_WORK REQUIRED:_ Transcribe all of the material exactly. Any picture in it should be left out.

_INFORMATION PROVIDED:_
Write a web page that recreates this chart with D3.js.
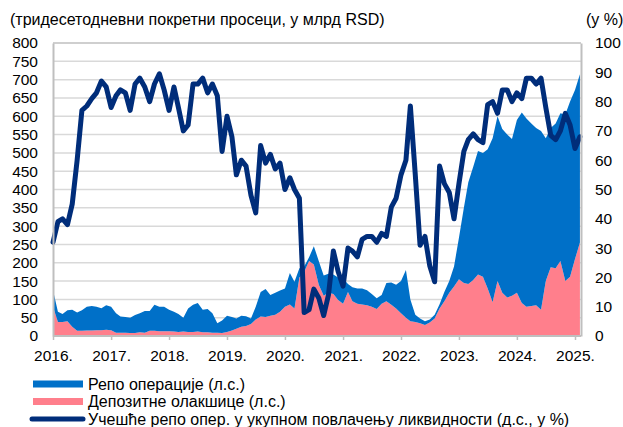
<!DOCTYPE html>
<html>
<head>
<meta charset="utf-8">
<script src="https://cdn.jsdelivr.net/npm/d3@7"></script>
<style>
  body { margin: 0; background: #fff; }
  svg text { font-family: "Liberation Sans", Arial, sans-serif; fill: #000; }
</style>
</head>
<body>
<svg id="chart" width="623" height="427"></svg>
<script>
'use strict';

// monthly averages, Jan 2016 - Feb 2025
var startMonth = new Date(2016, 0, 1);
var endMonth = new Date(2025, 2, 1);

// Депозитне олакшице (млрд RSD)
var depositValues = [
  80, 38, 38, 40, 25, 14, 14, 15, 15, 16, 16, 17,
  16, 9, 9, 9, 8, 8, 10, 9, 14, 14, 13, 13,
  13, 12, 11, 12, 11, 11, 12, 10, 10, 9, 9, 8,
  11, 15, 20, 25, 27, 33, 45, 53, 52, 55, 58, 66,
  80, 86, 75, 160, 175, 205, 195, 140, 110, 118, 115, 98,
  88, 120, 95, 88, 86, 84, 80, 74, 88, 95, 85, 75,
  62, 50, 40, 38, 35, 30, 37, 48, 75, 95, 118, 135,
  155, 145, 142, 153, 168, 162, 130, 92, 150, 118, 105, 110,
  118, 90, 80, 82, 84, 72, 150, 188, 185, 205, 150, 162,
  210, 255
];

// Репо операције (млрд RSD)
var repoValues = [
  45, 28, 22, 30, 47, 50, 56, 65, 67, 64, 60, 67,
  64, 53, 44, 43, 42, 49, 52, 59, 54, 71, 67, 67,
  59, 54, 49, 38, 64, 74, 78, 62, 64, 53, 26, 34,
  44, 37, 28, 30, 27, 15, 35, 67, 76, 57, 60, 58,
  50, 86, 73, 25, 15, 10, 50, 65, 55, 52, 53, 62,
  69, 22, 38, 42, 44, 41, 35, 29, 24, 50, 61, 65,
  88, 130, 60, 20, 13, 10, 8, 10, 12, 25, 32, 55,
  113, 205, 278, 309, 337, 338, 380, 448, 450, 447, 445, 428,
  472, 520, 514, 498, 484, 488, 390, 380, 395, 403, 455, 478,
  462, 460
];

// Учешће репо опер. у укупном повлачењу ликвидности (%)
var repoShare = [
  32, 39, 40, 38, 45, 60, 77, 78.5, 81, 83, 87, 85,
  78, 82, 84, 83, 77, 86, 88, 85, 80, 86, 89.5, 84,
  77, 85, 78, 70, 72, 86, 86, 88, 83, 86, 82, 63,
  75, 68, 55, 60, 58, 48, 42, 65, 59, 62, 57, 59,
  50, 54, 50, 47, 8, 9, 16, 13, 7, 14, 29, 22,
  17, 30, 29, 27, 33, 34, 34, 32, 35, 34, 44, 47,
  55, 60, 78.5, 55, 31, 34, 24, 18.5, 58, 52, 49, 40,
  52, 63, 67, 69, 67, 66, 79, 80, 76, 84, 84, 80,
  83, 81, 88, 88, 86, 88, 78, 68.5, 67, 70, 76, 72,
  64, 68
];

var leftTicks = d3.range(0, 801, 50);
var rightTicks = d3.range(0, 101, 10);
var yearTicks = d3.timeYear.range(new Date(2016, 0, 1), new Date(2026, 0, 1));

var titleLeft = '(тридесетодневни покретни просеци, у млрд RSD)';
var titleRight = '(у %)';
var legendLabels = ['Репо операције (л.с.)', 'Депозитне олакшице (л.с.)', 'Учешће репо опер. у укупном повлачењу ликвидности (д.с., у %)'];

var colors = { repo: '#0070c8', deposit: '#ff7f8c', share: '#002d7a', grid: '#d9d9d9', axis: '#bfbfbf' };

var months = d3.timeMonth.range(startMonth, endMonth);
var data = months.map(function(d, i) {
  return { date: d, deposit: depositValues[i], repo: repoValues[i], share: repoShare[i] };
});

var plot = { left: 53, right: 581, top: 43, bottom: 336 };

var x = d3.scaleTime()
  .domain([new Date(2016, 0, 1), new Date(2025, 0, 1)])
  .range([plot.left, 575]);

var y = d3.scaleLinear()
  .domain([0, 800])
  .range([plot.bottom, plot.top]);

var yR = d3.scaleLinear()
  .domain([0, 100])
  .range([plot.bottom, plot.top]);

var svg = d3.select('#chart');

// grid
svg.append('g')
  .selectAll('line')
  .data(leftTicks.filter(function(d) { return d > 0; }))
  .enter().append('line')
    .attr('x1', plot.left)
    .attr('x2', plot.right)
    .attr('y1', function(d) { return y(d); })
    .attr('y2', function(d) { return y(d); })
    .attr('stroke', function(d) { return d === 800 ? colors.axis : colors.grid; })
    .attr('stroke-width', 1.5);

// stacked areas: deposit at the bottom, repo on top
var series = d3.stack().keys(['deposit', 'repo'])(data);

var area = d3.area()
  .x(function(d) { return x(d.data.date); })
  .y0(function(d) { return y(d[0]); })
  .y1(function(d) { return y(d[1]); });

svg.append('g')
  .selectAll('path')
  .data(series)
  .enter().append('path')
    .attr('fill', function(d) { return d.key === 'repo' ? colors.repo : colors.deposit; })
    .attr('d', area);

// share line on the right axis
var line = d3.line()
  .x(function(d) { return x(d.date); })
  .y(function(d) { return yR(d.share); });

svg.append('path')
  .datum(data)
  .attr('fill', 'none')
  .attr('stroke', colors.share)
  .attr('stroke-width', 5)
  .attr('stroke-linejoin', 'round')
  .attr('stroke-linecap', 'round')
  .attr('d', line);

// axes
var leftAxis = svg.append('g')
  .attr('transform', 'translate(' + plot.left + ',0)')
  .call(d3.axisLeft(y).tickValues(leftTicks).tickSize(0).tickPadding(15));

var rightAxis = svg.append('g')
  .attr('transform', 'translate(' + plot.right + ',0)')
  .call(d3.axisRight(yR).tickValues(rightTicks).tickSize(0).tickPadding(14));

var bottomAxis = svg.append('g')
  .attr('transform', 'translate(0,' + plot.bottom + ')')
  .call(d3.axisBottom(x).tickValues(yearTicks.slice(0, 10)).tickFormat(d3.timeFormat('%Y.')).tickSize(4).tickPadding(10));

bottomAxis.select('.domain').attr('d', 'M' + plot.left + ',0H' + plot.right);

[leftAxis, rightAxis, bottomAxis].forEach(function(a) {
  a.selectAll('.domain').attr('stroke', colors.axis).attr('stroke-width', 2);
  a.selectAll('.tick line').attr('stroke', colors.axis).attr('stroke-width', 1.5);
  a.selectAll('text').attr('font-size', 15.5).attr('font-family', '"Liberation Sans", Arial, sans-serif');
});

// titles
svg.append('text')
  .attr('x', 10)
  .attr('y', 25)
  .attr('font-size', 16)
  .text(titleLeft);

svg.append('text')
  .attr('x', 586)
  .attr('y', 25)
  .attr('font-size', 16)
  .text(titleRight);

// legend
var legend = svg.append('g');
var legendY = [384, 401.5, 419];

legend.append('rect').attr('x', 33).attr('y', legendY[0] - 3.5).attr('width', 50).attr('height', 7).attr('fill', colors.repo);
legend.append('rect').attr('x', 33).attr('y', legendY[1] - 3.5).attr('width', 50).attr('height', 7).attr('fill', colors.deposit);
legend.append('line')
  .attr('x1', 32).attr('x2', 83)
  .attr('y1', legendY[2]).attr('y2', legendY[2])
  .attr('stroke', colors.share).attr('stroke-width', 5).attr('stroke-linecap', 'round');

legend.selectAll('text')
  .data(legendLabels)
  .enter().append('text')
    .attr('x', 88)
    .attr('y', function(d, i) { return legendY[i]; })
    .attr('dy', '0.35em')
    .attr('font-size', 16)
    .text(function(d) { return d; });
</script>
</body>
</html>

_COMPLETE ANSWER:_
Write a web page that recreates this chart with D3.js.
<!DOCTYPE html>
<html>
<head>
<meta charset="utf-8">
<script src="https://cdn.jsdelivr.net/npm/d3@7"></script>
<style>
  body { margin: 0; background: #fff; }
  svg text { font-family: "Liberation Sans", Arial, sans-serif; fill: #000; }
</style>
</head>
<body>
<svg id="chart" width="623" height="427"></svg>
<script>
'use strict';

// monthly averages, Jan 2016 - Feb 2025
var startMonth = new Date(2016, 0, 1);
var endMonth = new Date(2025, 2, 1);

// Депозитне олакшице (млрд RSD)
var depositValues = [
  80, 38, 38, 40, 25, 14, 14, 15, 15, 16, 16, 17,
  16, 9, 9, 9, 8, 8, 10, 9, 14, 14, 13, 13,
  13, 12, 11, 12, 11, 11, 12, 10, 10, 9, 9, 8,
  11, 15, 20, 25, 27, 33, 45, 53, 52, 55, 58, 66,
  80, 86, 75, 160, 175, 205, 195, 140, 110, 118, 115, 98,
  88, 120, 95, 88, 86, 84, 80, 74, 88, 95, 85, 75,
  62, 50, 40, 38, 35, 30, 37, 48, 75, 95, 118, 135,
  155, 145, 142, 153, 168, 162, 130, 92, 150, 118, 105, 110,
  118, 90, 80, 82, 84, 72, 150, 188, 185, 205, 150, 162,
  210, 255
];

// Репо операције (млрд RSD)
var repoValues = [
  45, 28, 22, 30, 47, 50, 56, 65, 67, 64, 60, 67,
  64, 53, 44, 43, 42, 49, 52, 59, 54, 71, 67, 67,
  59, 54, 49, 38, 64, 74, 78, 62, 64, 53, 26, 34,
  44, 37, 28, 30, 27, 15, 35, 67, 76, 57, 60, 58,
  50, 86, 73, 25, 15, 10, 50, 65, 55, 52, 53, 62,
  69, 22, 38, 42, 44, 41, 35, 29, 24, 50, 61, 65,
  88, 130, 60, 20, 13, 10, 8, 10, 12, 25, 32, 55,
  113, 205, 278, 309, 337, 338, 380, 448, 450, 447, 445, 428,
  472, 520, 514, 498, 484, 488, 390, 380, 395, 403, 455, 478,
  462, 460
];

// Учешће репо опер. у укупном повлачењу ликвидности (%)
var repoShare = [
  32, 39, 40, 38, 45, 60, 77, 78.5, 81, 83, 87, 85,
  78, 82, 84, 83, 77, 86, 88, 85, 80, 86, 89.5, 84,
  77, 85, 78, 70, 72, 86, 86, 88, 83, 86, 82, 63,
  75, 68, 55, 60, 58, 48, 42, 65, 59, 62, 57, 59,
  50, 54, 50, 47, 8, 9, 16, 13, 7, 14, 29, 22,
  17, 30, 29, 27, 33, 34, 34, 32, 35, 34, 44, 47,
  55, 60, 78.5, 55, 31, 34, 24, 18.5, 58, 52, 49, 40,
  52, 63, 67, 69, 67, 66, 79, 80, 76, 84, 84, 80,
  83, 81, 88, 88, 86, 88, 78, 68.5, 67, 70, 76, 72,
  64, 68
];

var leftTicks = d3.range(0, 801, 50);
var rightTicks = d3.range(0, 101, 10);
var yearTicks = d3.timeYear.range(new Date(2016, 0, 1), new Date(2026, 0, 1));

var titleLeft = '(тридесетодневни покретни просеци, у млрд RSD)';
var titleRight = '(у %)';
var legendLabels = ['Репо операције (л.с.)', 'Депозитне олакшице (л.с.)', 'Учешће репо опер. у укупном повлачењу ликвидности (д.с., у %)'];

var colors = { repo: '#0070c8', deposit: '#ff7f8c', share: '#002d7a', grid: '#d9d9d9', axis: '#bfbfbf' };

var months = d3.timeMonth.range(startMonth, endMonth);
var data = months.map(function(d, i) {
  return { date: d, deposit: depositValues[i], repo: repoValues[i], share: repoShare[i] };
});

var plot = { left: 53, right: 581, top: 43, bottom: 336 };

var x = d3.scaleTime()
  .domain([new Date(2016, 0, 1), new Date(2025, 0, 1)])
  .range([plot.left, 575]);

var y = d3.scaleLinear()
  .domain([0, 800])
  .range([plot.bottom, plot.top]);

var yR = d3.scaleLinear()
  .domain([0, 100])
  .range([plot.bottom, plot.top]);

var svg = d3.select('#chart');

// grid
svg.append('g')
  .selectAll('line')
  .data(leftTicks.filter(function(d) { return d > 0; }))
  .enter().append('line')
    .attr('x1', plot.left)
    .attr('x2', plot.right)
    .attr('y1', function(d) { return y(d); })
    .attr('y2', function(d) { return y(d); })
    .attr('stroke', function(d) { return d === 800 ? colors.axis : colors.grid; })
    .attr('stroke-width', 1.5);

// stacked areas: deposit at the bottom, repo on top
var series = d3.stack().keys(['deposit', 'repo'])(data);

var area = d3.area()
  .x(function(d) { return x(d.data.date); })
  .y0(function(d) { return y(d[0]); })
  .y1(function(d) { return y(d[1]); });

svg.append('g')
  .selectAll('path')
  .data(series)
  .enter().append('path')
    .attr('fill', function(d) { return d.key === 'repo' ? colors.repo : colors.deposit; })
    .attr('d', area);

// share line on the right axis
var line = d3.line()
  .x(function(d) { return x(d.date); })
  .y(function(d) { return yR(d.share); });

svg.append('path')
  .datum(data)
  .attr('fill', 'none')
  .attr('stroke', colors.share)
  .attr('stroke-width', 5)
  .attr('stroke-linejoin', 'round')
  .attr('stroke-linecap', 'round')
  .attr('d', line);

// axes
var leftAxis = svg.append('g')
  .attr('transform', 'translate(' + plot.left + ',0)')
  .call(d3.axisLeft(y).tickValues(leftTicks).tickSize(0).tickPadding(15));

var rightAxis = svg.append('g')
  .attr('transform', 'translate(' + plot.right + ',0)')
  .call(d3.axisRight(yR).tickValues(rightTicks).tickSize(0).tickPadding(14));

var bottomAxis = svg.append('g')
  .attr('transform', 'translate(0,' + plot.bottom + ')')
  .call(d3.axisBottom(x).tickValues(yearTicks.slice(0, 10)).tickFormat(d3.timeFormat('%Y.')).tickSize(4).tickPadding(10));

bottomAxis.select('.domain').attr('d', 'M' + plot.left + ',0H' + plot.right);

[leftAxis, rightAxis, bottomAxis].forEach(function(a) {
  a.selectAll('.domain').attr('stroke', colors.axis).attr('stroke-width', 2);
  a.selectAll('.tick line').attr('stroke', colors.axis).attr('stroke-width', 1.5);
  a.selectAll('text').attr('font-size', 15.5).attr('font-family', '"Liberation Sans", Arial, sans-serif');
});

// titles
svg.append('text')
  .attr('x', 10)
  .attr('y', 25)
  .attr('font-size', 16)
  .text(titleLeft);

svg.append('text')
  .attr('x', 586)
  .attr('y', 25)
  .attr('font-size', 16)
  .text(titleRight);

// legend
var legend = svg.append('g');
var legendY = [384, 401.5, 419];

legend.append('rect').attr('x', 33).attr('y', legendY[0] - 3.5).attr('width', 50).attr('height', 7).attr('fill', colors.repo);
legend.append('rect').attr('x', 33).attr('y', legendY[1] - 3.5).attr('width', 50).attr('height', 7).attr('fill', colors.deposit);
legend.append('line')
  .attr('x1', 32).attr('x2', 83)
  .attr('y1', legendY[2]).attr('y2', legendY[2])
  .attr('stroke', colors.share).attr('stroke-width', 5).attr('stroke-linecap', 'round');

legend.selectAll('text')
  .data(legendLabels)
  .enter().append('text')
    .attr('x', 88)
    .attr('y', function(d, i) { return legendY[i]; })
    .attr('dy', '0.35em')
    .attr('font-size', 16)
    .text(function(d) { return d; });
</script>
</body>
</html>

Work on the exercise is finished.